I’ve decided to finally buckle down and write about my dad. Why? To extend his artistic influence a tad longer, and transfer a bit of him onto our kids and their cousins. Secondly, at this time, because my resources are diminishing. Mom’s mind is failing, dad’s colleagues are growing older, and printed materials are disappearing.

If you visited our house today, you’d see eleven book boxes in the living room, dragged down from the attic. Art books, catalogs, and papers in piles, computer printouts neatly laid out on the radiator, and two pages of actual rough draft. The task at hand is to accurately condense a man into words and photos on a page. I’ll keep you posted how it works out.

Saturday, January 8, 2011

Passive Budgeting

You don't get rich by what you earn. You get rich by what you don't spend.
- Henry Ford

When you think of Henry Ford you think of his Model T, the first mass produced car. By using an assembly line he was able to produce a good product in less time and thus make it affordable for the masses. He further streamlined the process by offering “any color as long as it’s black”. What you may not know is he specified the dimensions for crates his mechanical parts were shipped to the factory in. So instead of cutting more wood for the floor boards, he just took apart the boxes and used them in the car.

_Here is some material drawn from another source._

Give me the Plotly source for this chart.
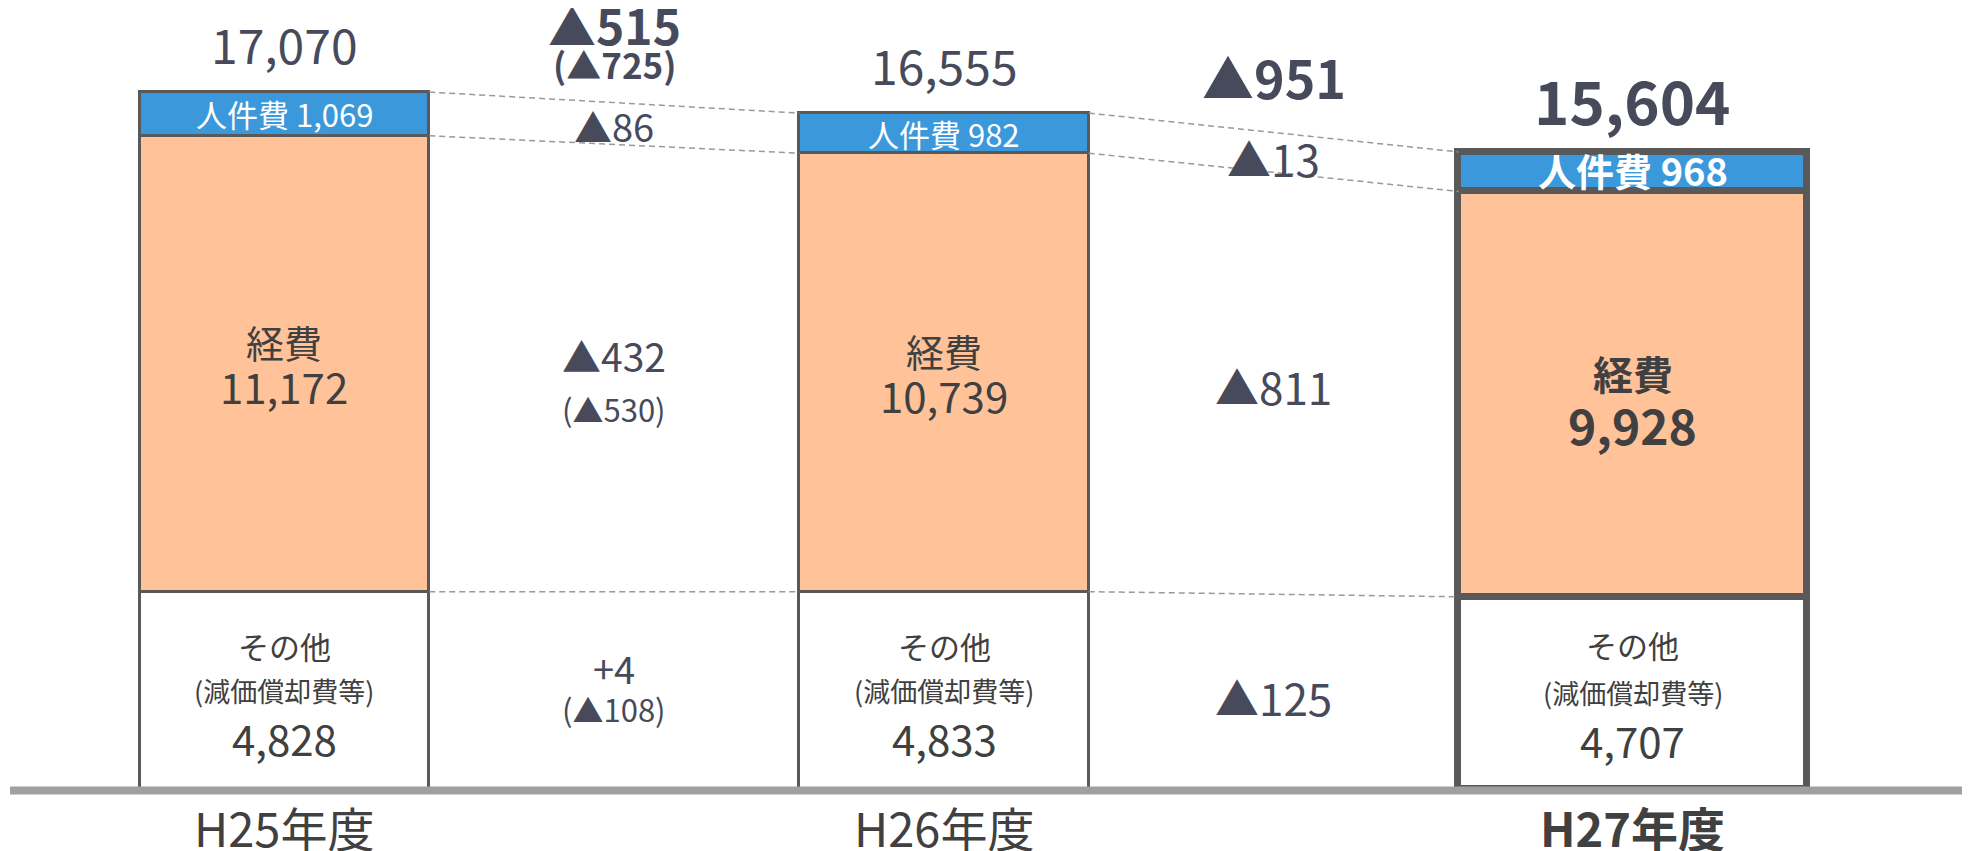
import plotly.graph_objects as go

# ---------------- data ----------------
categories = ["H25年度", "H26年度", "H27年度"]
others = [4828, 4833, 4707]          # その他（減価償却費等）
expenses = [11172, 10739, 9928]      # 経費
personnel = [1069, 982, 968]         # 人件費
totals = [17070, 16555, 15604]

delta_total = ["▲515", "▲951"]
delta_total_sub = ["(▲725)", ""]
delta_personnel = ["▲86", "▲13"]
delta_expenses = ["▲432", "▲811"]
delta_expenses_sub = ["(▲530)", ""]
delta_others = ["+4", "▲125"]
delta_others_sub = ["(▲108)", ""]

label_personnel = "人件費"
label_expenses = "経費"
label_others = "その他"
label_others_sub = "(減価償却費等)"

# ---------------- layout constants ----------------
PAGE_OFF = 8                      # default body margin of the html page
W, H = 1970 - PAGE_OFF, 851 - PAGE_OFF
PLOT_TOP_PG, PLOT_BOT_PG = PAGE_OFF, 800     # plot area, page pixels
ML = 10 - PAGE_OFF
MR = 0
MT = PLOT_TOP_PG - PAGE_OFF
PLOT_H = PLOT_BOT_PG - PLOT_TOP_PG
X_RANGE = [-0.4162, 2.5557]
Y_ZERO_PX = 789
PX_PER_UNIT = 0.04083
Y_RANGE = [-(PLOT_BOT_PG - Y_ZERO_PX) / PX_PER_UNIT, (Y_ZERO_PX - PLOT_TOP_PG) / PX_PER_UNIT]

FONT = "Noto Sans CJK JP"
SLATE = "#474A5A"
DARK = "#404040"
BLUE = "#3A98DB"
PEACH = "#FFC299"
BORDER = "#595959"

bar_width = [0.439, 0.439, 0.528]
bar_offset = [-0.2195, -0.2195, -0.22]
line_w = [3, 3, 7]
xs = list(range(len(categories)))
centers = [x + o + w / 2 for x, o, w in zip(xs, bar_offset, bar_width)]


def ypx(p):
    """page pixel row -> data value"""
    return (Y_ZERO_PX - p) / PX_PER_UNIT


def ypaper(p):
    return (PLOT_BOT_PG - p) / PLOT_H


fig = go.Figure()
for vals, color in [(others, "white"), (expenses, PEACH), (personnel, BLUE)]:
    fig.add_trace(go.Bar(
        x=xs, y=vals, width=bar_width, offset=bar_offset,
        marker=dict(color=color, line=dict(color=BORDER, width=line_w)),
        hoverinfo="skip", showlegend=False,
    ))

# connectors between stack boundaries
b1 = others
b2 = [o + e for o, e in zip(others, expenses)]
b3 = [o + e + p for o, e, p in zip(others, expenses, personnel)]
for b in (b1, b2, b3):
    for i in range(len(xs) - 1):
        xa = xs[i] + bar_offset[i] + bar_width[i]
        xb = xs[i + 1] + bar_offset[i + 1]
        fig.add_trace(go.Scatter(
            x=[xa, xb], y=[b[i], b[i + 1]], mode="lines",
            line=dict(color="#9A9A9A", width=1.5, dash="6px,4px"),
            hoverinfo="skip", showlegend=False,
        ))

ann = []


def add(x, y, text, size, color, bold=False, yshift=0, yref="y"):
    if bold:
        text = "<b>" + text + "</b>"
    ann.append(dict(x=x, y=y, xref="x", yref=yref, text=text, showarrow=False,
                    font=dict(family=FONT, size=size, color=color),
                    xanchor="center", yanchor="middle", yshift=yshift))


for i in range(len(xs)):
    last = i == len(xs) - 1
    c = centers[i]
    # totals
    add(c, b3[i], f"{totals[i]:,}", 60 if last else 48, SLATE, bold=last,
        yshift=53 if last else 49)
    # personnel
    add(c, b2[i] + personnel[i] / 2, f"{label_personnel} {personnel[i]:,}",
        38 if last else 31, "white", bold=last, yshift=2 if last else 0)
    # expenses
    mid = others[i] + expenses[i] / 2
    if last:
        add(c, mid, label_expenses, 40, DARK, bold=True, yshift=21)
        add(c, mid, f"{expenses[i]:,}", 48, DARK, bold=True, yshift=-30)
    else:
        add(c, mid, label_expenses, 38, DARK, yshift=22)
        add(c, mid, f"{expenses[i]:,}", 42, DARK, yshift=-22)
    # others
    mid = others[i] / 2
    s = 48 if last else 45
    add(c, mid, label_others, 31, DARK, yshift=s)
    add(c, mid, label_others_sub, 27, DARK, yshift=0)
    add(c, mid, f"{others[i]:,}", 42, DARK, yshift=-47)
    # category label
    add(c, ypaper(826), categories[i], 47, DARK, bold=last, yref="paper")

# deltas between bars
gap_x = [(xs[i] + bar_offset[i] + bar_width[i] + xs[i + 1] + bar_offset[i + 1]) / 2
         for i in range(len(xs) - 1)]
tot_main_px = [24, 76]
tot_main_size = [48, 52]
tot_sub_px = [63, None]
pers_px = [125, 158]
pers_size = [38, 44]
exp_px = [355, 386]
exp_size = [39, 44]
exp_sub_px = [408, None]
oth_px = [667, 697]
oth_size = [38, 44]
oth_sub_px = [708, None]
for i, gx in enumerate(gap_x):
    add(gx, ypx(tot_main_px[i]), delta_total[i], tot_main_size[i], SLATE, bold=True)
    if delta_total_sub[i]:
        add(gx, ypx(tot_sub_px[i]), delta_total_sub[i], 35, SLATE, bold=True)
    add(gx, ypx(pers_px[i]), delta_personnel[i], pers_size[i], SLATE)
    add(gx, ypx(exp_px[i]), delta_expenses[i], exp_size[i], SLATE)
    if delta_expenses_sub[i]:
        add(gx, ypx(exp_sub_px[i]), delta_expenses_sub[i], 31, SLATE)
    add(gx, ypx(oth_px[i]), delta_others[i], oth_size[i], SLATE)
    if delta_others_sub[i]:
        add(gx, ypx(oth_sub_px[i]), delta_others_sub[i], 31, SLATE)

fig.update_layout(
    width=W, height=H,
    margin=dict(l=ML, r=MR, t=MT, b=H - MT - PLOT_H, pad=0),
    barmode="stack", bargap=0,
    paper_bgcolor="white", plot_bgcolor="white",
    xaxis=dict(range=X_RANGE, visible=False, fixedrange=True),
    yaxis=dict(range=Y_RANGE, visible=False, fixedrange=True),
    shapes=[dict(type="line", xref="paper", yref="y", x0=0, x1=1,
                 y0=ypx(790.5), y1=ypx(790.5),
                 line=dict(color="#A0A0A0", width=8), layer="above")],
    annotations=ann,
    font=dict(family=FONT),
)

fig.write_html("out.html")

A lady wrote to Dollar Stretcher describing how she tracks her non-spending on a white board in her living room. If she comes home and makes supper instead of buying take out, she calculates the difference and writes down what she saved that day. She should show some impressive results by year end.

One mom had her kids clip coupons and compare prices on goods on her shopping list. They were given the difference. You can bet they scrutinized the Sunday papers and kept the coupon box in order.

Granted, it’s easier to make a budget and spend up to it, than keep track of what’s not spent. But the second is more encouraging. So think about what you don’t spend. It may give you just the boost you need.